You have to plan for hardware quite a few years out. So we have our own plans. We have our own design lines. Another advantage for us is we’re full stack. We’re probably the only company that goes from the bare metal to the chips to the data centers. And we also have the algorithms and the products. So there’s a feedback loop between knowing where the algorithms are going, and then what chips would you design? Compute is a key ingredient, so is data, so are talented researchers who come up with the algorithmic ideas. They’re all equally important. And of course, you need to track what everyone else is doing as well, and make sure you’re sizing that correctly, taking into account budgets, and forecasts as well as competitors and what they’re doing.

If you do the math, three years into the future, did you make a change in the chip architecture based on this new market dynamic?

We make changes to it all the time. We work very closely with the chip design team. And we have AlphaChip, which is also a chip design AI that helps with some aspects of the chip design. And rooting the transistors and the wires on the chip itself is a very complex problem. So we’re working two, three years out by the time your new chip goes from design to the manufacture, and at scale.That’s a continual process. Obviously, you’ll start seeing the fruits of the most recent race stuff probably in a couple of years when the next generation of TPUs comes out.

Can we expect a bit of a jump then? More than we’ve seen in the last three years?

For sure, especially in terms of serving chips, which has become more in focus the last couple of years. And this is billions of users being served. You imagine a universal assistant that goes huge and also has a billion-user product, you’re going to need a lot of chips, right?

With the multimodal approach that you took early on with Gemini, were there trade-offs in terms of the speed of rolling it out that you made in order to play that long game?

It’s harder to get it to work because you’re adding in multimodal tokens. One of the big challenges of training large general models is you could add more data in a specific domain, let’s say, to play chess, right? You could add 10 million games of chess to your database. What you want is to get good at chess or good at multimodal without harming the other capabilities. Language, for example.

And if you get it right, sometimes the additional capability, like mathematics or coding, it turns out that actually helps your general reasoning capabilities. But it’s a careful balance. Does that specialized data actually help raise all the boats, or is it kind of a trade-off? Where, if you start specializing the network to be good at that, you end up weakening yourself in the more general systems.

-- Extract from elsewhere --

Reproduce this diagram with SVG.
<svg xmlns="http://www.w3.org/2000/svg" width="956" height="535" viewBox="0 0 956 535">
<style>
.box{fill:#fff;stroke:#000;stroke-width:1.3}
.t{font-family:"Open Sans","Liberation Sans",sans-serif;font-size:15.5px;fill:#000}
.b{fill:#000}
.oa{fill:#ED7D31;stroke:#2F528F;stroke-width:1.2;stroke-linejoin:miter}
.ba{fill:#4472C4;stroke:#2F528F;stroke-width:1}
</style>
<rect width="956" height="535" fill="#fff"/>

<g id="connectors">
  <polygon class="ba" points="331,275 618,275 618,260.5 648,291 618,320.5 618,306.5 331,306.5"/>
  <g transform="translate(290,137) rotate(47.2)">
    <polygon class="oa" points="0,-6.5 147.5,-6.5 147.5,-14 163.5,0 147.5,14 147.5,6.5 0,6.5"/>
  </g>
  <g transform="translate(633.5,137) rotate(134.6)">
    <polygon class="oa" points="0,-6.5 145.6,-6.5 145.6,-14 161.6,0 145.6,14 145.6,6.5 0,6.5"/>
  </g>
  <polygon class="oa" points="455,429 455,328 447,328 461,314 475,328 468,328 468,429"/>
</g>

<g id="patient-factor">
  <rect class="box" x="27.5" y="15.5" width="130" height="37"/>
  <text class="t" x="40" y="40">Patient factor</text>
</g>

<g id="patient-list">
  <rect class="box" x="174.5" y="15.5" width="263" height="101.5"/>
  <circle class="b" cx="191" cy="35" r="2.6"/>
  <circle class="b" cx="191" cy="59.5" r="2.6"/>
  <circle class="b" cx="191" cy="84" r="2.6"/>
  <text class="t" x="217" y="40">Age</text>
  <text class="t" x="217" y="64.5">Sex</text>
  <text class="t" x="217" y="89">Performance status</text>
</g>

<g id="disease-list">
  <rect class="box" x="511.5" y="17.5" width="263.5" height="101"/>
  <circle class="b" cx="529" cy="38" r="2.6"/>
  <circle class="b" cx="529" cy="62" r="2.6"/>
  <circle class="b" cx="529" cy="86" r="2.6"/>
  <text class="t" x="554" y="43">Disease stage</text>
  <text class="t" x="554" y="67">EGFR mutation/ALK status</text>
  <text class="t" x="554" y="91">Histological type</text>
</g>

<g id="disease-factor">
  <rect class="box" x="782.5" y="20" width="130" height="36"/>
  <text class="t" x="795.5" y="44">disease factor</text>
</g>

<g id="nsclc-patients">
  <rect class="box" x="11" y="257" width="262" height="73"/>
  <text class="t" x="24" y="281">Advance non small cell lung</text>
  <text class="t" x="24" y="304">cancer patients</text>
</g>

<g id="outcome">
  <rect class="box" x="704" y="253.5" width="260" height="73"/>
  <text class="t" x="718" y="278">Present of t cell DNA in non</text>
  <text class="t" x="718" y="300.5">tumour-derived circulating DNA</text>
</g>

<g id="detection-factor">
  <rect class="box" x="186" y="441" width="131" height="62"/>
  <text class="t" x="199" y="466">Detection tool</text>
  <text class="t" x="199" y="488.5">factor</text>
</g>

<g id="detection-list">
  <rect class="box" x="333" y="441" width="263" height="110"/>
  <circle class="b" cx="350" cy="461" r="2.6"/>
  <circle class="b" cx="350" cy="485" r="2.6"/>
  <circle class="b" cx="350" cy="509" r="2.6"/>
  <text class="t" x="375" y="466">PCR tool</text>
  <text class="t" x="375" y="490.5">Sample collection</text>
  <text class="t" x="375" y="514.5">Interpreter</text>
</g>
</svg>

That’s where the tool use part comes in. It’s like, at which point should you actually call a separate tool rather than try and incorporate that in the single brain? The single giant model. Multimodal, we always felt was a key part of the model understanding the world because ultimately, we want a world model, not just a language model. And then you want to plan and do planning and reasoning over the world model, not just a language model, or, originally, our game models. We have some cool things in the pipeline using the multimodal capabilities.